I don’t regret losing my virginity with him, but I do regret buying into the prevailing attitude of the group that promiscuity was no big deal. I have done stupid things because of that mindset, and it took me years to learn that it just wasn’t worth it.
Um, there are differing opinions on when I lost my virginity. One possibility was with a friend, we had lived in the same neighborhood since we were babies. I was 15 and he was 16. We were in my garage. He was pretty large and as soon as it hurt I told him to stop. I say that doesn’t count. We’re still friends.

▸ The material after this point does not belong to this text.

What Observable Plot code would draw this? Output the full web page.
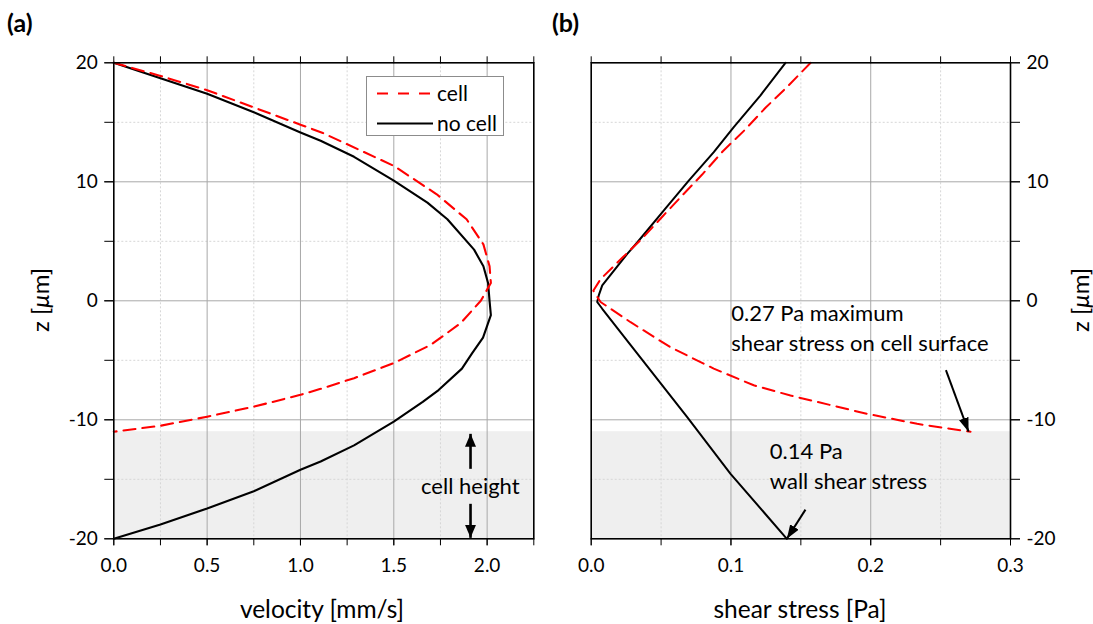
<!DOCTYPE html>
<html><head><meta charset="utf-8">
<script src="https://cdn.jsdelivr.net/npm/d3@7"></script>
<script src="https://cdn.jsdelivr.net/npm/@observablehq/plot@0.6"></script>
<style>
body{margin:0;background:#fff;}
#wrap{position:relative;width:1093px;height:624px;font-family:Lato,sans-serif;color:#000;overflow:hidden;background:#fff}
.abs{position:absolute;white-space:nowrap;line-height:1}
.vert{position:absolute;white-space:nowrap;line-height:1;writing-mode:vertical-rl;transform:translate(-50%,-50%) rotate(180deg)}
.plot{position:absolute;top:0}
</style></head><body><div id="wrap"></div>
<script>
// ---- data: panel (a) velocity profile ----
const zVelNoCell = [20, 18.7, 17.4, 15.85, 14.15, 13.45, 12.1, 10.1, 8.25, 6.85, 4.3, 2.9, 1.5, 0, -1.2, -3.1, -4.4, -5.7, -7.5, -8.5, -10.15, -12.15, -13.5, -14.2, -16.0, -17.45, -18.8, -20];
const vVelNoCell = [0, 0.25, 0.5, 0.75, 1.0, 1.108, 1.287, 1.5, 1.68, 1.787, 1.93, 1.98, 2.005, 2.013, 2.02, 1.978, 1.92, 1.865, 1.74, 1.655, 1.5, 1.287, 1.108, 1.0, 0.75, 0.5, 0.25, 0];
const zVelCell = [20, 18.9, 17.7, 14.8, 14.1, 11.34, 8.95, 6.85, 4.74, 2.9, 1.5, 0, -1.87, -3.7, -5.24, -6.5, -7.4, -7.9, -8.9, -9.74, -10.5, -11];
const vVelCell = [0, 0.25, 0.5, 1.0, 1.12, 1.5, 1.73, 1.89, 1.98, 2.013, 2.02, 1.966, 1.859, 1.698, 1.5, 1.287, 1.108, 1.0, 0.75, 0.5, 0.25, 0];
// ---- data: panel (b) shear stress ----
const zShearNoCell = [20, 17.25, 14.6, 12.5, 10.1, 7.6, 4.9, 3.95, 1.3, 0.45, -0.1, -0.67, -3.7, -9.78, -14.54, -20];
const sShearNoCell = [0.139, 0.121, 0.102, 0.0877, 0.0698, 0.052, 0.0329, 0.0258, 0.0079, 0.0054, 0.0043, 0.0079, 0.0281, 0.0687, 0.0997, 0.14];
const zShearCell = [20, 18.03, 16.22, 14.31, 12.57, 10.61, 8.85, 7.11, 5.29, 3.61, 1.85, 0.85, -0.1, -1.8, -3.9, -5.7, -7.1, -7.96, -9.5, -10.34, -11];
const sShearCell = [0.157, 0.1407, 0.1247, 0.1095, 0.0942, 0.0794, 0.0651, 0.0512, 0.0369, 0.0222, 0.0069, 0.0015, 0.0067, 0.0282, 0.0567, 0.0877, 0.1163, 0.1426, 0.1975, 0.2332, 0.2714];
// ---- axes / ticks ----
const zDomain = [-20, 20];
const vDomain = [0, 2.25];
const sDomain = [0, 0.3];
const zTicksAll = [-20, -15, -10, -5, 0, 5, 10, 15, 20];
const zTickLabels = [-20, -10, 0, 10, 20];
const zGridMajor = [-10, 0, 10];
const zGridMinor = [-15, -5, 5, 15];
const vTicksAll = [0, 0.25, 0.5, 0.75, 1.0, 1.25, 1.5, 1.75, 2.0, 2.25];
const vTickLabels = [0, 0.5, 1.0, 1.5, 2.0];
const vGridMajor = [0.5, 1.0, 1.5, 2.0];
const vGridMinor = [0.25, 0.75, 1.25, 1.75];
const sTicksAll = [0, 0.05, 0.1, 0.15, 0.2, 0.25, 0.3];
const sTickLabels = [0, 0.1, 0.2, 0.3];
const sGridMajor = [0.1, 0.2];
const sGridMinor = [0.05, 0.15, 0.25];
// ---- cell region & annotations ----
const cellRegion = {zBottom: -20, zTop: -11};
const cellHeightArrows = [
  {x1: 1.911, y1: -14.12, x2: 1.911, y2: -11.18},
  {x1: 1.911, y1: -17.06, x2: 1.911, y2: -19.92}
];
const cellHeightLabel = {x: 1.91, y: -15.63, text: "cell height"};
const shearArrows = [
  {x1: 0.2538, y1: -5.83, x2: 0.27, y2: -11},
  {x1: 0.1533, y1: -17.55, x2: 0.14, y2: -20}
];
const shearLabels = [
  {x: 0.1002, y: -1.13, text: "0.27 Pa maximum"},
  {x: 0.1002, y: -3.59, text: "shear stress on cell surface"},
  {x: 0.1278, y: -12.69, text: "0.14 Pa"},
  {x: 0.1278, y: -15.21, text: "wall shear stress"}
];

const toRows = (xs, ys) => xs.map((x, i) => ({x, y: ys[i]}));
const RED = "#ff0000";
const DASH = "12,7";

function arrowMarker(len, halfW) {
  return function (color, context) {
    const ns = "http://www.w3.org/2000/svg";
    const doc = (context && context.document) || document;
    const m = doc.createElementNS(ns, "marker");
    m.setAttribute("viewBox", `${-len} ${-halfW} ${len} ${2 * halfW}`);
    m.setAttribute("markerWidth", len);
    m.setAttribute("markerHeight", 2 * halfW);
    m.setAttribute("markerUnits", "userSpaceOnUse");
    m.setAttribute("refX", 0);
    m.setAttribute("refY", 0);
    m.setAttribute("orient", "auto");
    const p = doc.createElementNS(ns, "path");
    p.setAttribute("d", `M${-len},${-halfW}L0,0L${-len},${halfW}Z`);
    p.setAttribute("fill", "black");
    p.setAttribute("stroke", "none");
    m.appendChild(p);
    return m;
  };
}

const common = {
  height: 624,
  marginTop: 62.3,
  marginBottom: 85.7,
  y: {domain: zDomain, nice: false},
  style: {fontFamily: "Lato, sans-serif", fontSize: "19px", color: "black", background: "transparent", overflow: "visible"}
};
const fmtZ = d => String(d);
const fmt1 = d => d.toFixed(1);
const none = () => "";

const plotA = Plot.plot({
  ...common,
  width: 560,
  marginLeft: 113.3,
  marginRight: 26.7,
  x: {domain: vDomain, nice: false},
  marks: [
    Plot.rect([{x1: vDomain[0], x2: vDomain[1], y1: cellRegion.zBottom, y2: cellRegion.zTop}], {x1: "x1", x2: "x2", y1: "y1", y2: "y2", fill: "#efefef"}),
    Plot.ruleX(vGridMinor, {stroke: "#d6d6d6", strokeDasharray: "2,2"}),
    Plot.ruleY(zGridMinor, {stroke: "#d6d6d6", strokeDasharray: "2,2"}),
    Plot.ruleX(vGridMajor, {stroke: "#a8a8a8"}),
    Plot.ruleY(zGridMajor, {stroke: "#a8a8a8"}),
    Plot.line(toRows(vVelNoCell, zVelNoCell), {x: "x", y: "y", stroke: "black", strokeWidth: 2.1}),
    Plot.line(toRows(vVelCell, zVelCell), {x: "x", y: "y", stroke: RED, strokeWidth: 2.1, strokeDasharray: DASH}),
    Plot.link(cellHeightArrows, {x1: "x1", y1: "y1", x2: "x2", y2: "y2", stroke: "black", strokeWidth: 2.6, markerEnd: arrowMarker(13, 5.5)}),
    Plot.text([cellHeightLabel], {x: "x", y: "y", text: "text", fontSize: 22, textAnchor: "middle", lineAnchor: "middle", fill: "black"}),
    Plot.frame({stroke: "black", strokeWidth: 1.6}),
    Plot.axisX({anchor: "bottom", ticks: vTicksAll, tickSize: 7, tickFormat: none, label: null}),
    Plot.axisX({anchor: "bottom", ticks: vTickLabels, tickSize: 7, tickPadding: 13, tickFormat: fmt1, label: null, fontSize: 19}),
    Plot.axisX({anchor: "top", ticks: vTicksAll, tickSize: 7, tickFormat: none, label: null}),
    Plot.axisY({anchor: "left", ticks: zTicksAll, tickSize: 9, tickFormat: none, label: null}),
    Plot.axisY({anchor: "left", ticks: zTickLabels, tickSize: 9, tickPadding: 7, tickFormat: fmtZ, label: null, fontSize: 19})
  ]
});

const plotB = Plot.plot({
  ...common,
  width: 533,
  marginLeft: 30.7,
  marginRight: 83,
  x: {domain: sDomain, nice: false},
  marks: [
    Plot.rect([{x1: sDomain[0], x2: sDomain[1], y1: cellRegion.zBottom, y2: cellRegion.zTop}], {x1: "x1", x2: "x2", y1: "y1", y2: "y2", fill: "#efefef"}),
    Plot.ruleX(sGridMinor, {stroke: "#d6d6d6", strokeDasharray: "2,2"}),
    Plot.ruleY(zGridMinor, {stroke: "#d6d6d6", strokeDasharray: "2,2"}),
    Plot.ruleX(sGridMajor, {stroke: "#a8a8a8"}),
    Plot.ruleY(zGridMajor, {stroke: "#a8a8a8"}),
    Plot.line(toRows(sShearNoCell, zShearNoCell), {x: "x", y: "y", stroke: "black", strokeWidth: 2}),
    Plot.line(toRows(sShearCell, zShearCell), {x: "x", y: "y", stroke: RED, strokeWidth: 2, strokeDasharray: DASH}),
    Plot.link(shearArrows, {x1: "x1", y1: "y1", x2: "x2", y2: "y2", stroke: "black", strokeWidth: 2, markerEnd: arrowMarker(14, 5)}),
    Plot.text(shearLabels, {x: "x", y: "y", text: "text", fontSize: 22, textAnchor: "start", lineAnchor: "middle", fill: "black"}),
    Plot.frame({stroke: "black", strokeWidth: 1.6}),
    Plot.axisX({anchor: "bottom", ticks: sTicksAll, tickSize: 7, tickFormat: none, label: null}),
    Plot.axisX({anchor: "bottom", ticks: sTickLabels, tickSize: 7, tickPadding: 13, tickFormat: fmt1, label: null, fontSize: 19}),
    Plot.axisX({anchor: "top", ticks: sTicksAll, tickSize: 7, tickFormat: none, label: null}),
    Plot.axisY({anchor: "right", ticks: zTicksAll, tickSize: 9, tickFormat: none, label: null}),
    Plot.axisY({anchor: "right", ticks: zTickLabels, tickSize: 9, tickPadding: 7, tickFormat: fmtZ, label: null, fontSize: 19})
  ]
});

const wrap = document.getElementById("wrap");
plotA.classList.add("plot"); plotA.style.left = "0px";
plotB.classList.add("plot"); plotB.style.left = "560px";
wrap.appendChild(plotA);
wrap.appendChild(plotB);

function addText(html, left, top, css, cls) {
  const d = document.createElement("div");
  d.className = cls || "abs";
  d.innerHTML = html;
  d.style.left = left + "px";
  d.style.top = top + "px";
  Object.assign(d.style, css || {});
  wrap.appendChild(d);
  return d;
}
// panel letters
addText("(a)", 7, 22, {fontWeight: "bold", fontSize: "25px", transform: "translateY(-50%)"});
addText("(b)", 552, 22, {fontWeight: "bold", fontSize: "25px", transform: "translateY(-50%)"});
// axis titles
addText("velocity [mm/s]", 322, 609, {fontSize: "24.5px", transform: "translate(-50%,-50%)"});
addText("shear stress [Pa]", 800, 609, {fontSize: "24.5px", transform: "translate(-50%,-50%)"});
addText("z [<i>μ</i>m]", 40, 300, {fontSize: "24px"}, "vert");
addText("z [<i>μ</i>m]", 1080, 300, {fontSize: "24px"}, "vert");

// legend (panel a)
const leg = document.createElement("div");
leg.className = "abs";
Object.assign(leg.style, {left: "366px", top: "76px", width: "138px", height: "60px", border: "1px solid #8c8c8c", background: "#fff", boxSizing: "border-box"});
leg.innerHTML = `
<svg width="138" height="60" style="position:absolute;left:-1px;top:-1px">
  <line x1="11" x2="67" y1="17.5" y2="17.5" stroke="${RED}" stroke-width="2" stroke-dasharray="11,10"/>
  <line x1="11" x2="67" y1="47.5" y2="47.5" stroke="black" stroke-width="2"/>
  <text x="71" y="24.5" font-family="Lato, sans-serif" font-size="21">cell</text>
  <text x="71" y="54.5" font-family="Lato, sans-serif" font-size="21">no cell</text>
</svg>`;
wrap.appendChild(leg);
</script>
</body></html>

I say it was with his cousin who had come to live with my friend’s parents. He was younger and he lied to me about his age. I thought he was about to turn 15. He was actually about to turn 14 the next week. He flirted with me endlessly. He was very charming. Sometimes I’d let him kiss me. One day he showed up at my basement door so I let him in my room and one thing led to another. It was ok. Except my mom caught him in my room. I was never allowed to see him again. We’re not still friends.
I wish it had been with another boy from the neighborhood who I was madly in love with. But we dated off and on and didn’t have sex until his 18th birthday, the day before my 17th birthday.
Late bloomer here too. I was, if I remember, 28 or 30. I was dating a Wiccan while I was living in upsate New York. (My life at that time is the subject of another thread altogether.) We were going out to the movies to see The Color Purple (I think) but it started snowing and she wasn’t sure we’d be able to drive back in a blizzrd. On the way back home we started talking about sex and the fact that I was still a virgin came up and she tought it would be a good idea that that night be my first time. She was a good teacher. Huge tits, but she was very self-concious about them and wouldn’t take off her bra until the lights were off.
A very nice experience for both of us. She told me I was fairly well-endowed and I didn’t really believe her at the time, not having anything to compare against.
And I still get a small thrill when I hear the old song “Eleanor” but The Turtles.